24/7 TV news websites: Part 2 - Al Jazeera
The English language version of Al Jazeera was launched towards the close of 2006, as one of a flurry of recent new 24 hour news services that includes 2005's Russia Today, 2006's France 24, and the BBC's forthcoming Arabic TV service. The website side of the operations did not have a smooth launch. It took a few weeks until it was available regularly enough for me to be able to review it at the time, and I'm given to understand that Al Jazeera has had to change hosting companies several times in the 14 or so months since launch.
One aspect that I originally found quite curious about the Al Jazeera website was that by default it served the user a version built using Flash rather than HTML. This would have been understandable if the site made a great deal of use of embedded streaming Flash video, but that doesn't seem to have been the case. The choice appears to have been removed now, and the page is mostly HTML with some Flash elements.

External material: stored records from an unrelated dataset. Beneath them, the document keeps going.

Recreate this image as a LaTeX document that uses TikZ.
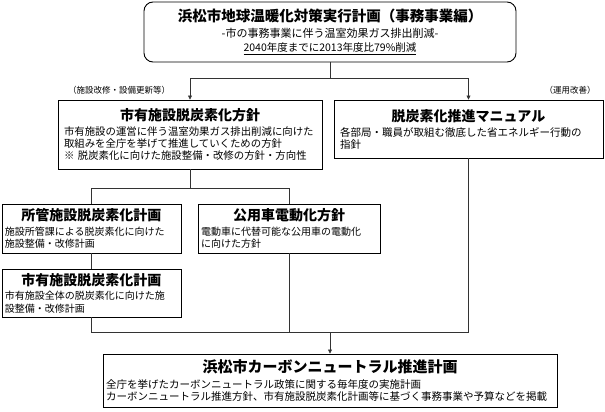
\documentclass[tikz,border=0pt]{standalone}
\usepackage{fontspec}
\setmainfont{Noto Sans CJK JP}
\usepackage{xcolor}
\usetikzlibrary{arrows.meta,positioning}
\setlength{\parindent}{0pt}
\newcommand{\boxtitle}[2][14pt]{\makebox[\hsize]{\fontsize{#1}{#1}\bfseries #2}}

\begin{document}
\begin{tikzpicture}[
  x=1pt, y=-1pt,
  box/.style={draw, line width=0.9pt, align=left, inner xsep=3pt, inner ysep=3pt,
    font=\fontsize{10}{12.5}\selectfont},
  arrow/.style={-{Triangle[length=4pt,width=4pt]}, line width=0.7pt, draw=black!80},
  link/.style={line width=0.7pt, draw=black!80},
  note/.style={font=\fontsize{8.5}{9}\selectfont, inner sep=0pt}
]
\useasboundingbox (0,0) rectangle (605,412);

\node[box, rounded corners=9pt, align=center, text width=366, minimum height=60] (plan) at (330,32)
  {{\fontsize{14.5}{16}\bfseries 浜松市地球温暖化対策実行計画（事務事業編）}\\[3pt]
   {\fontsize{11}{13}\selectfont -市の事務事業に伴う温室効果ガス排出削減-}\\[2pt]
   {\fontsize{10.5}{12}\selectfont\underline{2040年度までに2013年度比79\%削減}}};

\node[box, inner xsep=6pt, text width=252, minimum height=69, font=\fontsize{10.4}{12}\selectfont] (hoshin) at (190,134.5)
  {\boxtitle{市有施設脱炭素化方針}\\[3pt]
   市有施設の運営に伴う温室効果ガス排出削減に向けた\\
   取組みを全庁を挙げて推進していくための方針\\
   ※ 脱炭素化に向けた施設整備・改修の方針・方向性};
\node[box, inner xsep=6pt, text width=257, minimum height=58, font=\fontsize{10.5}{12}\selectfont] (manual) at (468.5,129)
  {\boxtitle{脱炭素化推進マニュアル}\\[3pt]
   各部局・職員が取組む徹底した省エネルギー行動の\\
   指針};

\node[box, text width=173, minimum height=49] (shokan) at (91.5,228.5)
  {\boxtitle{所管施設脱炭素化計画}\\[2pt]
   施設所管課による脱炭素化に向けた\\
   施設整備・改修計画};
\node[box, text width=176, minimum height=49] (koyosha) at (289,228.5)
  {\boxtitle{公用車電動化方針}\\[2pt]
   電動車に代替可能な公用車の電動化\\
   に向けた方針};
\node[box, text width=173, minimum height=48] (shiyu) at (91.5,293)
  {\boxtitle{市有施設脱炭素化計画}\\[2pt]
   市有施設全体の脱炭素化に向けた施\\
   設整備・改修計画};

\node[box, text width=448, minimum height=53, font=\fontsize{10.5}{12}\selectfont] (cn) at (330,380.5)
  {\boxtitle[15pt]{浜松市カーボンニュートラル推進計画}\\[4pt]
   全庁を挙げたカーボンニュートラル政策に関する毎年度の実施計画\\
   カーボンニュートラル推進方針、市有施設脱炭素化計画等に基づく事務事業や予算などを掲載};

\node[note] (hard) at (119,90) {（施設改修・設備更新等）};
\node[note] (soft) at (570,90) {（運用改善）};

\coordinate (plansplit) at (330,78);
\coordinate (hoshinsplit) at (190,188);
\coordinate (merge) at (330,332);

\draw[link] (plan.south) -- (plansplit);
\draw[arrow] (plansplit) -| (hoshin.north);
\draw[arrow] (plansplit) -| (manual.north);
\draw[link] (hoshin.south) -- (hoshinsplit);
\draw[link] (hoshinsplit) -| (shokan.north);
\draw[link] (hoshinsplit) -| (koyosha.north);
\draw[link] (shokan) -- (shiyu);
\draw[link] (shiyu.south) |- (merge);
\draw[link] (koyosha.south) |- (merge);
\draw[link] (manual.south) |- (merge);
\draw[arrow] (merge) -- (cn.north);
\end{tikzpicture}
\end{document}
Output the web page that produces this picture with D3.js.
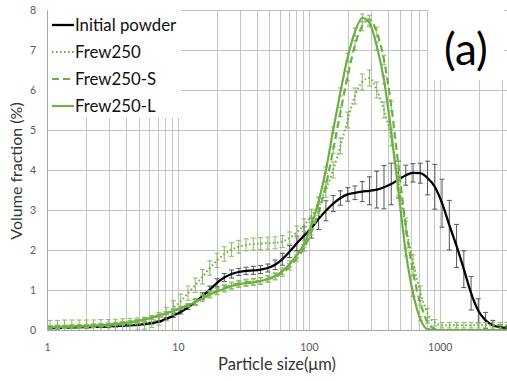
<!DOCTYPE html>
<html>
<head>
<meta charset="utf-8">
<script src="https://cdn.jsdelivr.net/npm/d3@7"></script>
<style>
  html, body { margin: 0; padding: 0; background: #fff; }
  svg { display: block; font-family: Lato, "Open Sans", sans-serif; }
</style>
</head>
<body>
<svg id="chart" width="507" height="381"></svg>
<script>
// Particle size bins (µm, geometric bin centres)
const sizes = [0.930, 1.056, 1.200, 1.363, 1.548, 1.759, 1.998, 2.271, 2.580, 2.931, 3.331, 3.784, 4.300, 4.885, 5.550, 6.306, 7.165, 8.140, 9.250, 10.51, 11.94, 13.56, 15.41, 17.51, 19.89, 22.60, 25.68, 29.17, 33.15, 37.66, 42.79, 48.62, 55.24, 62.76, 71.30, 81.01, 92.04, 104.6, 118.8, 135.0, 153.4, 174.3, 198.0, 225.0, 255.6, 290.4, 330.0, 374.9, 426.0, 484.0, 549.9, 624.8, 709.9, 806.5, 916.3, 1041, 1183, 1344, 1527, 1735, 1971, 2239, 2544, 2891, 3284];

// Volume fraction (%) and standard deviation per bin
const initialPowder = [0.04, 0.05, 0.05, 0.06, 0.06, 0.07, 0.07, 0.08, 0.08, 0.09, 0.10,
  0.11, 0.12, 0.13, 0.15, 0.17, 0.21, 0.28, 0.36, 0.45, 0.57,
  0.70, 0.85, 1.01, 1.18, 1.31, 1.40, 1.45, 1.48, 1.49, 1.51,
  1.55, 1.63, 1.77, 1.96, 2.17, 2.36, 2.55, 2.78, 2.98, 3.16,
  3.30, 3.39, 3.43, 3.46, 3.48, 3.51, 3.57, 3.65, 3.76, 3.87,
  3.93, 3.92, 3.80, 3.58, 3.17, 2.62, 2.10, 1.52, 0.92, 0.48,
  0.24, 0.12, 0.07, 0.05];
const initialPowderErr = [0.02, 0.02, 0.02, 0.02, 0.02, 0.02, 0.02, 0.02, 0.02, 0.02, 0.02,
  0.02, 0.02, 0.02, 0.02, 0.02, 0.02, 0.03, 0.04, 0.05, 0.06,
  0.07, 0.08, 0.09, 0.10, 0.10, 0.10, 0.09, 0.09, 0.10, 0.10,
  0.10, 0.12, 0.15, 0.15, 0.18, 0.22, 0.25, 0.27, 0.25, 0.20,
  0.18, 0.17, 0.17, 0.25, 0.35, 0.46, 0.54, 0.52, 0.46, 0.25,
  0.23, 0.25, 0.42, 0.56, 0.60, 0.62, 0.54, 0.46, 0.42, 0.30,
  0.20, 0.12, 0.06, 0.04];

const frew250 = [0.09, 0.09, 0.09, 0.10, 0.10, 0.10, 0.10, 0.10, 0.11, 0.11, 0.12,
  0.13, 0.14, 0.15, 0.17, 0.21, 0.28, 0.40, 0.55, 0.72, 0.92,
  1.12, 1.33, 1.55, 1.74, 1.90, 2.01, 2.08, 2.13, 2.15, 2.16,
  2.17, 2.18, 2.21, 2.30, 2.45, 2.62, 2.85, 3.15, 3.52, 4.00,
  4.60, 5.25, 5.85, 6.20, 6.30, 6.00, 5.50, 4.80, 3.70, 2.60,
  1.70, 0.95, 0.42, 0.18, 0.12, 0.12, 0.12, 0.12, 0.12, 0.12,
  0.12, 0.12, 0.12, 0.12];
const frew250Err = [0.15, 0.15, 0.15, 0.15, 0.15, 0.15, 0.15, 0.15, 0.15, 0.15, 0.15,
  0.15, 0.15, 0.15, 0.15, 0.15, 0.16, 0.17, 0.18, 0.18, 0.18,
  0.18, 0.18, 0.18, 0.18, 0.18, 0.17, 0.16, 0.15, 0.15, 0.15,
  0.15, 0.15, 0.15, 0.15, 0.15, 0.16, 0.17, 0.18, 0.20, 0.20,
  0.20, 0.20, 0.20, 0.20, 0.20, 0.20, 0.20, 0.20, 0.20, 0.20,
  0.18, 0.15, 0.12, 0.08, 0.07, 0.07, 0.07, 0.07, 0.07, 0.07,
  0.07, 0.07, 0.07, 0.07];

const frew250S = [0.06, 0.07, 0.08, 0.08, 0.09, 0.09, 0.10, 0.11, 0.12, 0.13, 0.15,
  0.17, 0.19, 0.22, 0.26, 0.31, 0.36, 0.42, 0.48, 0.55, 0.62,
  0.70, 0.80, 0.90, 0.98, 1.06, 1.12, 1.16, 1.19, 1.21, 1.23,
  1.27, 1.33, 1.42, 1.58, 1.80, 2.05, 2.45, 2.95, 3.62, 4.50,
  5.45, 6.35, 7.12, 7.60, 7.75, 7.45, 6.75, 5.60, 4.10, 2.60,
  1.45, 0.68, 0.20, 0.03, 0, 0, 0, 0, 0, 0,
  0, 0, 0, 0];
const frew250SErr = [0.04, 0.04, 0.04, 0.04, 0.04, 0.04, 0.04, 0.04, 0.04, 0.04, 0.04,
  0.04, 0.04, 0.04, 0.04, 0.04, 0.04, 0.04, 0.04, 0.04, 0.04,
  0.08, 0.08, 0.08, 0.08, 0.08, 0.08, 0.08, 0.08, 0.08, 0.08,
  0.08, 0.08, 0.08, 0.08, 0.08, 0.08, 0.08, 0.08, 0.08, 0.08,
  0.12, 0.12, 0.12, 0.12, 0.12, 0.12, 0.12, 0.12, 0.12, 0.12,
  0.10, 0.06, 0.03, 0, 0, 0, 0, 0, 0, 0,
  0, 0, 0, 0];

const frew250L = [0.06, 0.07, 0.08, 0.08, 0.09, 0.09, 0.10, 0.11, 0.12, 0.13, 0.15,
  0.17, 0.19, 0.22, 0.26, 0.31, 0.36, 0.42, 0.48, 0.55, 0.62,
  0.70, 0.79, 0.88, 0.96, 1.03, 1.10, 1.14, 1.17, 1.19, 1.22,
  1.28, 1.35, 1.47, 1.65, 1.88, 2.15, 2.62, 3.22, 4.00, 5.00,
  5.95, 6.82, 7.45, 7.80, 7.68, 7.10, 6.25, 4.95, 3.45, 1.95,
  0.92, 0.28, 0.02, 0, 0, 0, 0, 0, 0, 0,
  0, 0, 0, 0];
const frew250LErr = [0.04, 0.04, 0.04, 0.04, 0.04, 0.04, 0.04, 0.04, 0.04, 0.04, 0.04,
  0.04, 0.04, 0.04, 0.04, 0.04, 0.04, 0.04, 0.04, 0.04, 0.04,
  0.08, 0.08, 0.08, 0.08, 0.08, 0.08, 0.08, 0.08, 0.08, 0.08,
  0.08, 0.08, 0.08, 0.08, 0.08, 0.08, 0.08, 0.08, 0.08, 0.08,
  0.10, 0.10, 0.10, 0.10, 0.10, 0.10, 0.10, 0.10, 0.10, 0.10,
  0.08, 0.05, 0.02, 0, 0, 0, 0, 0, 0, 0,
  0, 0, 0, 0];

const seriesNames = ["Initial powder", "Frew250", "Frew250-S", "Frew250-L"];
const xTickLabels = [1, 10, 100, 1000];
const yTickLabels = [0, 1, 2, 3, 4, 5, 6, 7, 8];
const panelLabel = "(a)";

const GREEN = "#70ad47";
const series = [
  { name: seriesNames[0], values: initialPowder, err: initialPowderErr, color: "#000", width: 2.3, dash: null, errColor: "#555" },
  { name: seriesNames[1], values: frew250, err: frew250Err, color: GREEN, width: 2, dash: "1.6,2.4", errColor: "#86bd62" },
  { name: seriesNames[2], values: frew250S, err: frew250SErr, color: GREEN, width: 2.2, dash: "7,4", errColor: "#86bd62" },
  { name: seriesNames[3], values: frew250L, err: frew250LErr, color: GREEN, width: 2.2, dash: null, errColor: "#86bd62" }
];

const svg = d3.select("#chart");
const x = d3.scaleLog().domain([1, 3500]).range([47, 511]);
const y = d3.scaleLinear().domain([0, 8]).range([330, 10]);
const [x0, x1] = x.range();
const [yb, yt] = y.range();

// Grid lines: every log minor tick vertically, every unit horizontally
const grid = svg.append("g").attr("stroke", "#c4c4c4").attr("stroke-width", 1);
grid.selectAll("line.v").data(x.ticks()).join("line")
  .attr("x1", d => Math.round(x(d)) + 0.5).attr("x2", d => Math.round(x(d)) + 0.5)
  .attr("y1", yt).attr("y2", yb);
grid.selectAll("line.h").data(yTickLabels).join("line")
  .attr("x1", x0).attr("x2", 507)
  .attr("y1", d => Math.round(y(d)) + 0.5).attr("y2", d => Math.round(y(d)) + 0.5);

// Data layer, clipped to the plot area
svg.append("clipPath").attr("id", "plotClip")
  .append("rect").attr("x", x0).attr("y", yt - 2).attr("width", x1 - x0).attr("height", yb - yt + 3);
const plot = svg.append("g").attr("clip-path", "url(#plotClip)");

const line = d3.line()
  .x((d, i) => x(sizes[i]))
  .y(d => y(d))
  .curve(d3.curveMonotoneX);

series.forEach(s => {
  const g = plot.append("g");
  const bars = sizes.map((sz, i) => ({ sz, v: s.values[i], e: s.err[i] })).filter(d => d.e > 0);
  const eb = g.append("g").attr("stroke", s.errColor).attr("stroke-width", 1).attr("fill", "none");
  eb.selectAll("path").data(bars).join("path")
    .attr("d", d => {
      const px = x(d.sz), top = y(d.v + d.e), bot = y(d.v - d.e), c = 2.5;
      return `M${px},${top}V${bot}M${px - c},${top}H${px + c}M${px - c},${bot}H${px + c}`;
    });
  g.append("path").datum(s.values)
    .attr("d", line)
    .attr("fill", "none")
    .attr("stroke", s.color)
    .attr("stroke-width", s.width)
    .attr("stroke-dasharray", s.dash)
    .attr("stroke-linejoin", "round");
});

// Axes
const xAxis = svg.append("g").attr("transform", `translate(0,${yb})`)
  .call(d3.axisBottom(x).tickValues(xTickLabels).tickFormat(d3.format("d")).tickSize(0).tickPadding(14));
const yAxis = svg.append("g").attr("transform", `translate(${x0},0)`)
  .call(d3.axisLeft(y).tickValues(yTickLabels).tickSize(0).tickPadding(11));
[xAxis, yAxis].forEach(a => {
  a.select(".domain").attr("stroke", "#a6a6a6");
  a.selectAll("text").attr("fill", "#595959").attr("font-size", 10.5).attr("font-family", "Lato, sans-serif");
});

// Axis titles
svg.append("text")
  .attr("x", 277).attr("y", 370)
  .attr("text-anchor", "middle")
  .attr("font-size", 16.5).attr("fill", "#333")
  .text("Particle size(μm)");
svg.append("text")
  .attr("transform", "translate(22,171) rotate(-90)")
  .attr("text-anchor", "middle")
  .attr("font-size", 16).attr("fill", "#333")
  .text("Volume fraction (%)");

// Legend
const legend = svg.append("g");
legend.append("rect").attr("x", x0 + 1).attr("y", yt - 1).attr("width", 133).attr("height", 109).attr("fill", "#fff");
const rows = legend.selectAll("g.row").data(series).join("g")
  .attr("transform", (d, i) => `translate(0,${25 + i * 27})`);
rows.append("line")
  .attr("x1", 52).attr("x2", 74).attr("y1", 0).attr("y2", 0)
  .attr("stroke", d => d.color).attr("stroke-width", d => d.width)
  .attr("stroke-dasharray", d => d.dash);
rows.append("text")
  .attr("x", 75).attr("y", 0).attr("dy", "0.35em")
  .attr("font-size", 16.8).attr("fill", "#111")
  .text(d => d.name);

// Panel label
const panel = svg.append("g");
panel.append("rect").attr("x", 428).attr("y", 8).attr("width", 76).attr("height", 72).attr("fill", "#fff");
panel.append("text")
  .attr("x", 466).attr("y", 65)
  .attr("text-anchor", "middle")
  .attr("font-size", 44).attr("fill", "#000")
  .text(panelLabel);
</script>
</body>
</html>
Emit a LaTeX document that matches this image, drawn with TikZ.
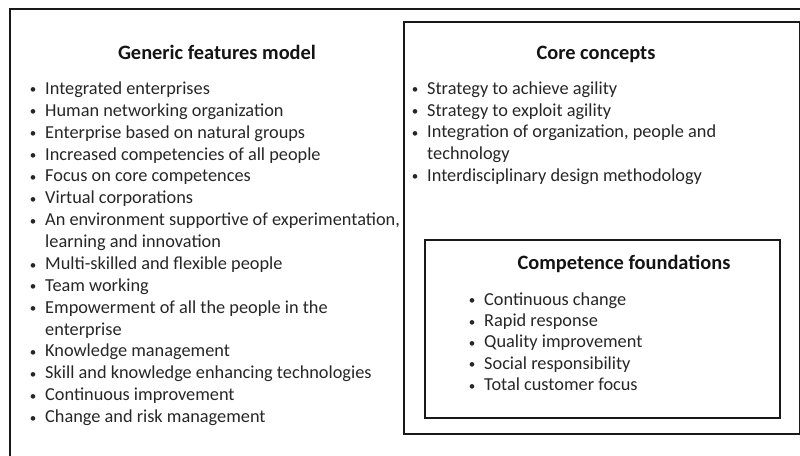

The English edition of the Al Jazeera website offers an RSS feed of the main index. This is promoted with an orange RSS oblong logo in the site's left-hand navigation.
However, the main feed on the homepage is not auto-discoverable by a browser. The RSS logo only appears on the homepage and section index pages, and not on story pages within the site. Each index area appears to have its own RSS feed, but there doesn't seem to be any RSS help page, or overview of the available feeds.
Blogs, voting and social bookmarking
The Al Jazeera site in English does not appear to have any blogs, carry any interactive voting, or feature any social bookmarking links.
The Arabic language version of the Al Jazeera site does appear to have a vote on the homepage - but my Arabic doesn't extend beyond reading numbers, so I'm not 100% sure to be honest.
Comments cannot be added by users directly to stories. Al Jazeera's English language message boards are held together under a section called 'Your Views'. The site does, though, sometimes include "pull quotes" from their message boards within story pages.
It may just be a personal preference, but I found the 'blurbs' inviting users to contribute to be rather lengthy and wordy, and not terribly engaging, for example:
"Advocacy groups and politicians have highlighted local resource crises as the reason for a host of armed conflicts. But is that true? Not according to a new study from the Norwegian University of Science and Technology (www.ntnu.no). It looked at environmental pressures in 150 countries from 1961-'99. Its conclusion — lands where resources are heavily exploited show a clear connection to a lack of armed conflict. What do you think?"
Al Jazeera posts the house rules for their message boards very clearly in the right-hand navigation of the page, rather than having them on a separate page that is linked to from the message board. The rules are fairly simple and cover the major moderation bases. Al Jazeera rejects messages which:
1. Are obscene or abusive
2. Make racist, sexist or homophobic comments or personal attacks on other users of the Your Views page
3. Break the law, or encourage others to do so, or are defamatory in breach of copyright or in contempt of court
4. Include personal details of any kind, such as phone numbers, email address or bank details
5. Are clearly advertising something for profit
6. Are impersonating someone else
7. Are irrelevant to the topic being discussed or are being repeatedly posted
There doesn't seem to be any direct way, though, to reach the moderators or those running the message board if you want to complain about something that you feel has slipped through moderation by mistake. There are no 'alert a moderator' or 'complain about this post' buttons on the page for users.